┌─ DATA PROVIDED
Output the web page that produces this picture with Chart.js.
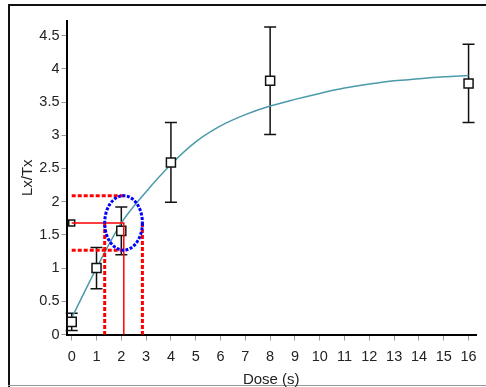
<!DOCTYPE html>
<html>
<head>
<meta charset="utf-8">
<script src="https://cdn.jsdelivr.net/npm/chart.js@4"></script>
<style>
  body { margin: 0; background: #fff; }
  canvas { display: block; }
</style>
</head>
<body>
<canvas id="grafico" width="486" height="387"></canvas>
<script>
// measured points (dose in s, Lx/Tx) and their error
const doses = [0, 1, 2, 4, 8, 16]
const lxtx = [0.19, 1.0, 1.56, 2.59, 3.82, 3.78]
const lxtxErr = [0.13, 0.31, 0.36, 0.6, 0.81, 0.59]

// fitted growth curve
const curveDose = [0, 1, 2, 3, 4, 5, 6, 7, 8, 9, 10, 11, 12, 13, 14, 15, 16]
const curveLxtx = [0.25, 1.0, 1.68, 2.15, 2.56, 2.90, 3.14, 3.31, 3.44, 3.54, 3.63, 3.71, 3.77, 3.82, 3.85, 3.88, 3.90]

// natural signal and its interpolated dose
const naturalLxtx = 1.68
const naturalDose = 2.1
const naturalLxtxRange = [1.27, 2.09]
const naturalDoseRange = [1.33, 2.85]

const xTicks = [0, 1, 2, 3, 4, 5, 6, 7, 8, 9, 10, 11, 12, 13, 14, 15, 16]
const yTicks = [0, 0.5, 1, 1.5, 2, 2.5, 3, 3.5, 4, 4.5]

const fonte = "'Liberation Sans', Arial, sans-serif"

const moldura = {
  id: 'moldura',
  beforeDraw(chart) {
    const ctx = chart.ctx
    ctx.save()
    ctx.strokeStyle = '#111'
    ctx.lineWidth = 2
    ctx.beginPath()
    ctx.moveTo(9, 387)
    ctx.lineTo(9, 5)
    ctx.lineTo(486, 5)
    ctx.stroke()
    ctx.strokeStyle = '#999'
    ctx.lineWidth = 1
    ctx.beginPath()
    ctx.moveTo(8, 385.5)
    ctx.lineTo(486, 385.5)
    ctx.stroke()
    ctx.restore()
  }
}

const barrasErro = {
  id: 'barrasErro',
  beforeDatasetsDraw(chart) {
    const ctx = chart.ctx
    const x = chart.scales.x
    const y = chart.scales.y
    ctx.save()
    ctx.strokeStyle = '#111'
    ctx.lineWidth = 1.5
    doses.forEach((d, i) => {
      const px = x.getPixelForValue(d)
      const top = y.getPixelForValue(lxtx[i] + lxtxErr[i])
      const bot = y.getPixelForValue(lxtx[i] - lxtxErr[i])
      ctx.beginPath()
      ctx.moveTo(px, top)
      ctx.lineTo(px, bot)
      ctx.moveTo(px - 6, top)
      ctx.lineTo(px + 6, top)
      ctx.moveTo(px - 6, bot)
      ctx.lineTo(px + 6, bot)
      ctx.stroke()
    })
    ctx.restore()
  }
}

const interpolacao = {
  id: 'interpolacao',
  afterDatasetsDraw(chart) {
    const ctx = chart.ctx
    const x = chart.scales.x
    const y = chart.scales.y
    const x0 = x.getPixelForValue(0)
    const y0 = y.getPixelForValue(0)
    const xn = x.getPixelForValue(naturalDose)
    const yn = y.getPixelForValue(naturalLxtx)
    ctx.save()
    ctx.strokeStyle = '#ff0000'

    // solid lines
    ctx.lineWidth = 1.5
    ctx.beginPath()
    ctx.moveTo(x0, yn)
    ctx.lineTo(xn, yn)
    ctx.lineTo(xn, y0)
    ctx.stroke()

    // dashed limits
    ctx.lineWidth = 3
    ctx.setLineDash([4, 2])
    ctx.beginPath()
    naturalLxtxRange.forEach(v => {
      const py = y.getPixelForValue(v)
      ctx.moveTo(x0, py)
      ctx.lineTo(xn, py)
    })
    naturalDoseRange.forEach(v => {
      const px = x.getPixelForValue(v)
      ctx.moveTo(px, yn)
      ctx.lineTo(px, y0)
    })
    ctx.stroke()

    // ellipse
    const xa = x.getPixelForValue(naturalDoseRange[0])
    const xb = x.getPixelForValue(naturalDoseRange[1])
    const ya = y.getPixelForValue(naturalLxtxRange[0])
    const yb = y.getPixelForValue(naturalLxtxRange[1])
    ctx.strokeStyle = '#0000ff'
    ctx.lineWidth = 3
    ctx.setLineDash([3, 1.5])
    ctx.beginPath()
    ctx.ellipse((xa + xb) / 2, (ya + yb) / 2, (xb - xa) / 2, (ya - yb) / 2, 0, 0, Math.PI * 2)
    ctx.stroke()
    ctx.restore()
  }
}

new Chart(document.getElementById('grafico'), {
  type: 'scatter',
  data: {
    datasets: [
      {
        label: 'natural',
        data: [{ x: 0, y: naturalLxtx }],
        pointStyle: 'rect',
        pointRadius: 4.2,
        borderColor: '#111',
        borderWidth: 1.5,
        backgroundColor: '#fff'
      },
      {
        label: 'medidas',
        data: doses.map((d, i) => ({ x: d, y: lxtx[i] })),
        pointStyle: 'rect',
        pointRadius: 6.4,
        borderColor: '#111',
        borderWidth: 1.5,
        backgroundColor: '#fff'
      },
      {
        label: 'ajuste',
        type: 'line',
        data: curveDose.map((d, i) => ({ x: d, y: curveLxtx[i] })),
        borderColor: '#4b9aab',
        borderWidth: 1.5,
        pointRadius: 0,
        cubicInterpolationMode: 'monotone',
        fill: false
      }
    ]
  },
  options: {
    responsive: false,
    animation: false,
    layout: { padding: { top: 21, right: 10, left: 0, bottom: 0 } },
    plugins: {
      legend: { display: false },
      tooltip: { enabled: false }
    },
    scales: {
      x: {
        type: 'linear',
        min: -0.21,
        max: 16.3,
        afterFit: s => { s.height = 52.5 },
        afterBuildTicks: s => { s.ticks = xTicks.map(v => ({ value: v })) },
        grid: { display: true, drawOnChartArea: false, drawTicks: true, tickLength: 6, tickColor: '#999' },
        border: { display: true, color: '#000', width: 2 },
        ticks: { color: '#222', padding: 8, font: { family: fonte, size: 14.5 }, callback: v => String(v) },
        title: {
          display: true,
          text: 'Dose (s)',
          color: '#222',
          font: { family: fonte, size: 15, lineHeight: 1 },
          padding: { top: 0, bottom: 0 }
        }
      },
      y: {
        type: 'linear',
        min: 0,
        max: 4.72,
        afterFit: s => { s.width = 66.5 },
        afterBuildTicks: s => { s.ticks = yTicks.map(v => ({ value: v })) },
        grid: { display: true, drawOnChartArea: false, drawTicks: true, tickLength: 5, tickColor: '#999' },
        border: { display: true, color: '#000', width: 2 },
        ticks: { color: '#222', padding: 2, font: { family: fonte, size: 14.5 }, callback: v => String(v) },
        title: {
          display: true,
          text: 'Lx/Tx',
          color: '#222',
          font: { family: fonte, size: 15, lineHeight: 1 },
          padding: { top: 20.5, bottom: 0 }
        }
      }
    }
  },
  plugins: [moldura, barrasErro, interpolacao]
})
</script>
</body>
</html>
└─
### WHAT YOU SHOULD DO
Output the data above without changes, apart from leaving out the pictures.

### REPLY TO THE EXERCISE
Output the web page that produces this picture with Chart.js.
<!DOCTYPE html>
<html>
<head>
<meta charset="utf-8">
<script src="https://cdn.jsdelivr.net/npm/chart.js@4"></script>
<style>
  body { margin: 0; background: #fff; }
  canvas { display: block; }
</style>
</head>
<body>
<canvas id="grafico" width="486" height="387"></canvas>
<script>
// measured points (dose in s, Lx/Tx) and their error
const doses = [0, 1, 2, 4, 8, 16]
const lxtx = [0.19, 1.0, 1.56, 2.59, 3.82, 3.78]
const lxtxErr = [0.13, 0.31, 0.36, 0.6, 0.81, 0.59]

// fitted growth curve
const curveDose = [0, 1, 2, 3, 4, 5, 6, 7, 8, 9, 10, 11, 12, 13, 14, 15, 16]
const curveLxtx = [0.25, 1.0, 1.68, 2.15, 2.56, 2.90, 3.14, 3.31, 3.44, 3.54, 3.63, 3.71, 3.77, 3.82, 3.85, 3.88, 3.90]

// natural signal and its interpolated dose
const naturalLxtx = 1.68
const naturalDose = 2.1
const naturalLxtxRange = [1.27, 2.09]
const naturalDoseRange = [1.33, 2.85]

const xTicks = [0, 1, 2, 3, 4, 5, 6, 7, 8, 9, 10, 11, 12, 13, 14, 15, 16]
const yTicks = [0, 0.5, 1, 1.5, 2, 2.5, 3, 3.5, 4, 4.5]

const fonte = "'Liberation Sans', Arial, sans-serif"

const moldura = {
  id: 'moldura',
  beforeDraw(chart) {
    const ctx = chart.ctx
    ctx.save()
    ctx.strokeStyle = '#111'
    ctx.lineWidth = 2
    ctx.beginPath()
    ctx.moveTo(9, 387)
    ctx.lineTo(9, 5)
    ctx.lineTo(486, 5)
    ctx.stroke()
    ctx.strokeStyle = '#999'
    ctx.lineWidth = 1
    ctx.beginPath()
    ctx.moveTo(8, 385.5)
    ctx.lineTo(486, 385.5)
    ctx.stroke()
    ctx.restore()
  }
}

const barrasErro = {
  id: 'barrasErro',
  beforeDatasetsDraw(chart) {
    const ctx = chart.ctx
    const x = chart.scales.x
    const y = chart.scales.y
    ctx.save()
    ctx.strokeStyle = '#111'
    ctx.lineWidth = 1.5
    doses.forEach((d, i) => {
      const px = x.getPixelForValue(d)
      const top = y.getPixelForValue(lxtx[i] + lxtxErr[i])
      const bot = y.getPixelForValue(lxtx[i] - lxtxErr[i])
      ctx.beginPath()
      ctx.moveTo(px, top)
      ctx.lineTo(px, bot)
      ctx.moveTo(px - 6, top)
      ctx.lineTo(px + 6, top)
      ctx.moveTo(px - 6, bot)
      ctx.lineTo(px + 6, bot)
      ctx.stroke()
    })
    ctx.restore()
  }
}

const interpolacao = {
  id: 'interpolacao',
  afterDatasetsDraw(chart) {
    const ctx = chart.ctx
    const x = chart.scales.x
    const y = chart.scales.y
    const x0 = x.getPixelForValue(0)
    const y0 = y.getPixelForValue(0)
    const xn = x.getPixelForValue(naturalDose)
    const yn = y.getPixelForValue(naturalLxtx)
    ctx.save()
    ctx.strokeStyle = '#ff0000'

    // solid lines
    ctx.lineWidth = 1.5
    ctx.beginPath()
    ctx.moveTo(x0, yn)
    ctx.lineTo(xn, yn)
    ctx.lineTo(xn, y0)
    ctx.stroke()

    // dashed limits
    ctx.lineWidth = 3
    ctx.setLineDash([4, 2])
    ctx.beginPath()
    naturalLxtxRange.forEach(v => {
      const py = y.getPixelForValue(v)
      ctx.moveTo(x0, py)
      ctx.lineTo(xn, py)
    })
    naturalDoseRange.forEach(v => {
      const px = x.getPixelForValue(v)
      ctx.moveTo(px, yn)
      ctx.lineTo(px, y0)
    })
    ctx.stroke()

    // ellipse
    const xa = x.getPixelForValue(naturalDoseRange[0])
    const xb = x.getPixelForValue(naturalDoseRange[1])
    const ya = y.getPixelForValue(naturalLxtxRange[0])
    const yb = y.getPixelForValue(naturalLxtxRange[1])
    ctx.strokeStyle = '#0000ff'
    ctx.lineWidth = 3
    ctx.setLineDash([3, 1.5])
    ctx.beginPath()
    ctx.ellipse((xa + xb) / 2, (ya + yb) / 2, (xb - xa) / 2, (ya - yb) / 2, 0, 0, Math.PI * 2)
    ctx.stroke()
    ctx.restore()
  }
}

new Chart(document.getElementById('grafico'), {
  type: 'scatter',
  data: {
    datasets: [
      {
        label: 'natural',
        data: [{ x: 0, y: naturalLxtx }],
        pointStyle: 'rect',
        pointRadius: 4.2,
        borderColor: '#111',
        borderWidth: 1.5,
        backgroundColor: '#fff'
      },
      {
        label: 'medidas',
        data: doses.map((d, i) => ({ x: d, y: lxtx[i] })),
        pointStyle: 'rect',
        pointRadius: 6.4,
        borderColor: '#111',
        borderWidth: 1.5,
        backgroundColor: '#fff'
      },
      {
        label: 'ajuste',
        type: 'line',
        data: curveDose.map((d, i) => ({ x: d, y: curveLxtx[i] })),
        borderColor: '#4b9aab',
        borderWidth: 1.5,
        pointRadius: 0,
        cubicInterpolationMode: 'monotone',
        fill: false
      }
    ]
  },
  options: {
    responsive: false,
    animation: false,
    layout: { padding: { top: 21, right: 10, left: 0, bottom: 0 } },
    plugins: {
      legend: { display: false },
      tooltip: { enabled: false }
    },
    scales: {
      x: {
        type: 'linear',
        min: -0.21,
        max: 16.3,
        afterFit: s => { s.height = 52.5 },
        afterBuildTicks: s => { s.ticks = xTicks.map(v => ({ value: v })) },
        grid: { display: true, drawOnChartArea: false, drawTicks: true, tickLength: 6, tickColor: '#999' },
        border: { display: true, color: '#000', width: 2 },
        ticks: { color: '#222', padding: 8, font: { family: fonte, size: 14.5 }, callback: v => String(v) },
        title: {
          display: true,
          text: 'Dose (s)',
          color: '#222',
          font: { family: fonte, size: 15, lineHeight: 1 },
          padding: { top: 0, bottom: 0 }
        }
      },
      y: {
        type: 'linear',
        min: 0,
        max: 4.72,
        afterFit: s => { s.width = 66.5 },
        afterBuildTicks: s => { s.ticks = yTicks.map(v => ({ value: v })) },
        grid: { display: true, drawOnChartArea: false, drawTicks: true, tickLength: 5, tickColor: '#999' },
        border: { display: true, color: '#000', width: 2 },
        ticks: { color: '#222', padding: 2, font: { family: fonte, size: 14.5 }, callback: v => String(v) },
        title: {
          display: true,
          text: 'Lx/Tx',
          color: '#222',
          font: { family: fonte, size: 15, lineHeight: 1 },
          padding: { top: 20.5, bottom: 0 }
        }
      }
    }
  },
  plugins: [moldura, barrasErro, interpolacao]
})
</script>
</body>
</html>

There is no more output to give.